Your task ->
Tell how many lines in these records contain the string "that", with only the number as the reply.

Material to process ->

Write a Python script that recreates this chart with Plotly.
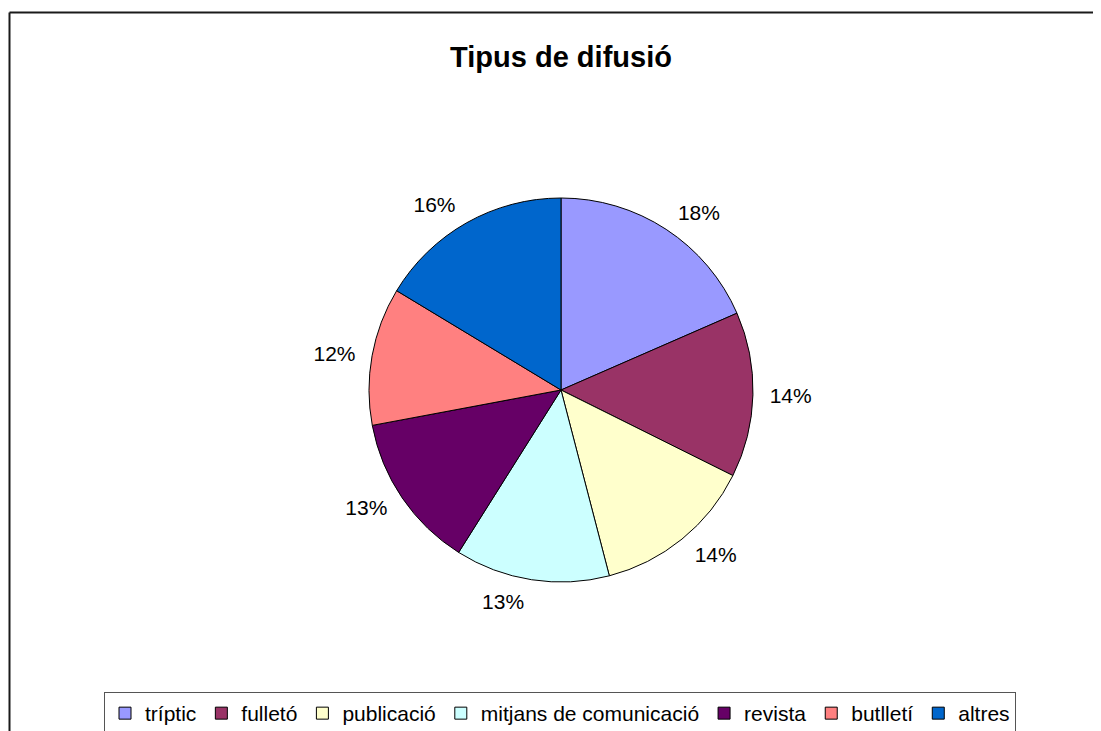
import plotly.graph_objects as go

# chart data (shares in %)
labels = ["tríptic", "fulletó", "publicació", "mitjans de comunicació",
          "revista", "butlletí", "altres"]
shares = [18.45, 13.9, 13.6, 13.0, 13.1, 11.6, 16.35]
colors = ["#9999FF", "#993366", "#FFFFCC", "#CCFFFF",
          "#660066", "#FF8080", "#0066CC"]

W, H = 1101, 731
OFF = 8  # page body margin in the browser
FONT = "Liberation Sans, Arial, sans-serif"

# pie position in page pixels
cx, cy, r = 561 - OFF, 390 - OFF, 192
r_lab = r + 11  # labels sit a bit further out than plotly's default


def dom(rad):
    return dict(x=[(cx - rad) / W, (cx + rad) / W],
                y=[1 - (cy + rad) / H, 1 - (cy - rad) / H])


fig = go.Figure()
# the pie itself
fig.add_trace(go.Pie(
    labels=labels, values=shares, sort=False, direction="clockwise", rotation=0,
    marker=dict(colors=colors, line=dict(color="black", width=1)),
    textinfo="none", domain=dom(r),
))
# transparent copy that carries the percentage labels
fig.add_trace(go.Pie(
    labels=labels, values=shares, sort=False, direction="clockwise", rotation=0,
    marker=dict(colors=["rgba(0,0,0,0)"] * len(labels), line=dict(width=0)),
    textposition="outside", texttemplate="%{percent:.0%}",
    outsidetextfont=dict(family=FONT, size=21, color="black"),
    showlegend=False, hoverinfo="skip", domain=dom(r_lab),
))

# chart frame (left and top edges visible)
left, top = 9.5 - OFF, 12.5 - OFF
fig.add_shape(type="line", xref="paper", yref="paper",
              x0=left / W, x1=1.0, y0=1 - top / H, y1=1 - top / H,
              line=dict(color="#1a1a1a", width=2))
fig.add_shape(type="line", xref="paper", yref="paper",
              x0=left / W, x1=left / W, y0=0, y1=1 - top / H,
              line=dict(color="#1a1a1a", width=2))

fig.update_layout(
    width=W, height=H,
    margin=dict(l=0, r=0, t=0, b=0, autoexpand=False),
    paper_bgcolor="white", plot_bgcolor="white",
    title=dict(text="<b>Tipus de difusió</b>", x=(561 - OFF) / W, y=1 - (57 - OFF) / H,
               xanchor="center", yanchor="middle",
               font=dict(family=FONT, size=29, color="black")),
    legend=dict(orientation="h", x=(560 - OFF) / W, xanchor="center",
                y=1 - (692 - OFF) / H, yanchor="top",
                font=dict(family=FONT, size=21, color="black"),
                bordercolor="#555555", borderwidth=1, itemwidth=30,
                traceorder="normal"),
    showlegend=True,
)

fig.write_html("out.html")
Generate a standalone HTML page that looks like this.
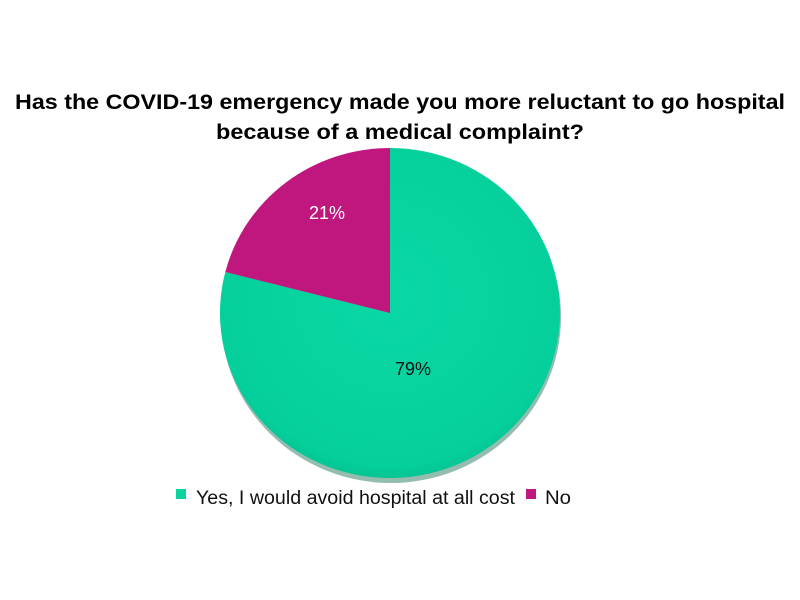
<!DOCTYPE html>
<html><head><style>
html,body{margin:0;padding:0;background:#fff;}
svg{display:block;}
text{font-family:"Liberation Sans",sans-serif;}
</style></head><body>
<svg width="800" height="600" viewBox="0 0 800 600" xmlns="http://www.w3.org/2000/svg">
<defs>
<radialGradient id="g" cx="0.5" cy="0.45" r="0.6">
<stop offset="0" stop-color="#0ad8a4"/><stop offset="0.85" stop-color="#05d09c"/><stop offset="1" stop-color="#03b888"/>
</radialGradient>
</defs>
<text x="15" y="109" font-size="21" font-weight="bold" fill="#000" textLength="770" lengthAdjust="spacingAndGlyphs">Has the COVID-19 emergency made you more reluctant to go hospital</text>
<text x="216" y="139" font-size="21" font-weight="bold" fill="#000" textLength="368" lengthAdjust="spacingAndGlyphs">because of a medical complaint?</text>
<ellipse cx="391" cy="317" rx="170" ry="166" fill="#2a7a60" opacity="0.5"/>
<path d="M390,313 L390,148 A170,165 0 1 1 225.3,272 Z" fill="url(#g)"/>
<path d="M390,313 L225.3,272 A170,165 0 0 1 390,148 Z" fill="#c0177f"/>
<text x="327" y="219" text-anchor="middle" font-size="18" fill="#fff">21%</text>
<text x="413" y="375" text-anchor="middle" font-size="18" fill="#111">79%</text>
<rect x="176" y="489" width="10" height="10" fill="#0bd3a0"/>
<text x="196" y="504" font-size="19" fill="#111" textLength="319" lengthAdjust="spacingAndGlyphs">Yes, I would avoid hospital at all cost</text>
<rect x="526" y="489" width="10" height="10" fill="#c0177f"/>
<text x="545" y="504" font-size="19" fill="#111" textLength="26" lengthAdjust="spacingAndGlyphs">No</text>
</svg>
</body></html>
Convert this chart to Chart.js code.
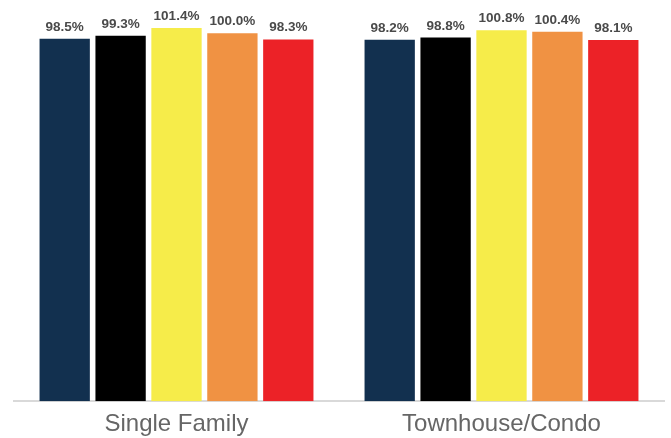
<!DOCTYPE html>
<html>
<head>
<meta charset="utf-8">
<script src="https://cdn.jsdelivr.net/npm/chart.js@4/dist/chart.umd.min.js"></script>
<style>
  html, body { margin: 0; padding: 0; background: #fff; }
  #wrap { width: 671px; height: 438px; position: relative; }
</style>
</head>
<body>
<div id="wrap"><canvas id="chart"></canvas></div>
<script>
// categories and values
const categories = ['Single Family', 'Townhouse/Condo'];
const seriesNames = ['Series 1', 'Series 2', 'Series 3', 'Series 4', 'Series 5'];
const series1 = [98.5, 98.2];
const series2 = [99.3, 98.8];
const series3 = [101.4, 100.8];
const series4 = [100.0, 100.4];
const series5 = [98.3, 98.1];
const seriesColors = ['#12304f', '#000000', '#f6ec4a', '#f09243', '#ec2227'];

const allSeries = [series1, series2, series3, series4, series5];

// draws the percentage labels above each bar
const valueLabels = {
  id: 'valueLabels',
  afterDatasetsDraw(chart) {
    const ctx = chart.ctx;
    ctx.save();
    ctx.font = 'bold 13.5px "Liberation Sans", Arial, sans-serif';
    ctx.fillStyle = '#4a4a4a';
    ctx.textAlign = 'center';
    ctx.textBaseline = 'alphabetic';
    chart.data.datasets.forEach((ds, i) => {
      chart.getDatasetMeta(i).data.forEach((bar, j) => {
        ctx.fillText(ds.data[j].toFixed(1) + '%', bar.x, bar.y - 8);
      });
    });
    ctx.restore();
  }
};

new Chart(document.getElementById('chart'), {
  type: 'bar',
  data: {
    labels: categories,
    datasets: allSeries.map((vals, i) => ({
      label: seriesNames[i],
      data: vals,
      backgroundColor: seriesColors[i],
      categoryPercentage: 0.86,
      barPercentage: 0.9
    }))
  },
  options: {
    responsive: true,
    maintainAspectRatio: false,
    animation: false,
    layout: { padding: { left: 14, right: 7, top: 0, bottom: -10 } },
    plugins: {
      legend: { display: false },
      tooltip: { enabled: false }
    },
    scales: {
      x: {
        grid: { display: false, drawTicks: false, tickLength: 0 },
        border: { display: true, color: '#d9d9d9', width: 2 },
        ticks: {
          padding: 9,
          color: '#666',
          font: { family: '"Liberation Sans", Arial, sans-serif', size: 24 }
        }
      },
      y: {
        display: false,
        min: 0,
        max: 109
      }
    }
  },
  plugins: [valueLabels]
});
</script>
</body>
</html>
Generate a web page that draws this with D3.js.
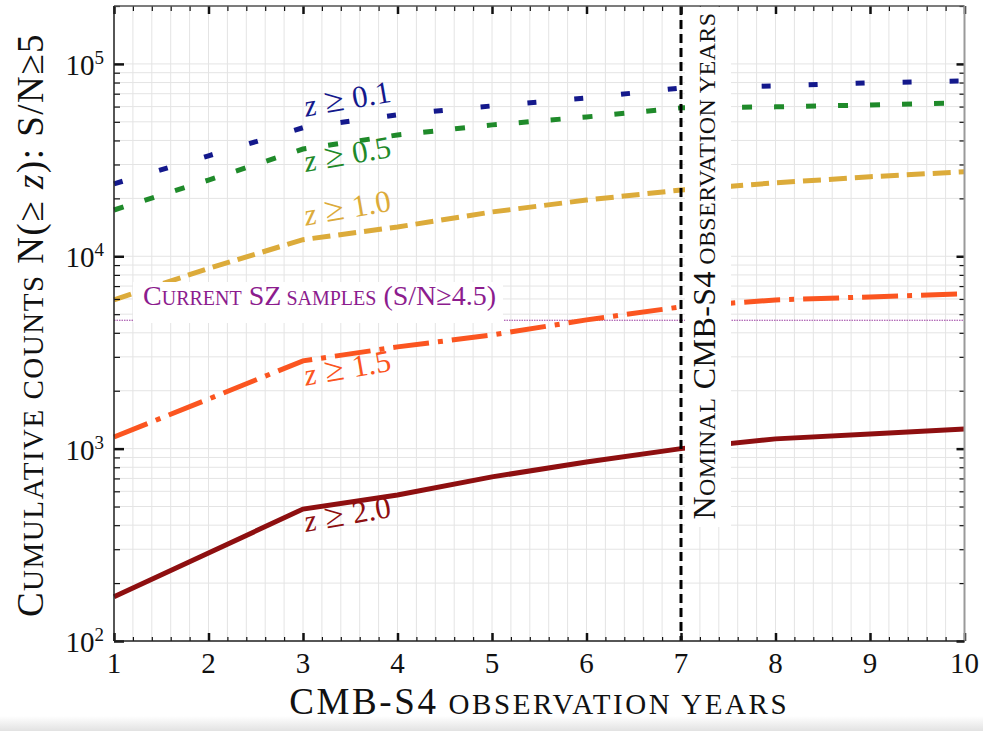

Solution for this problem ->
4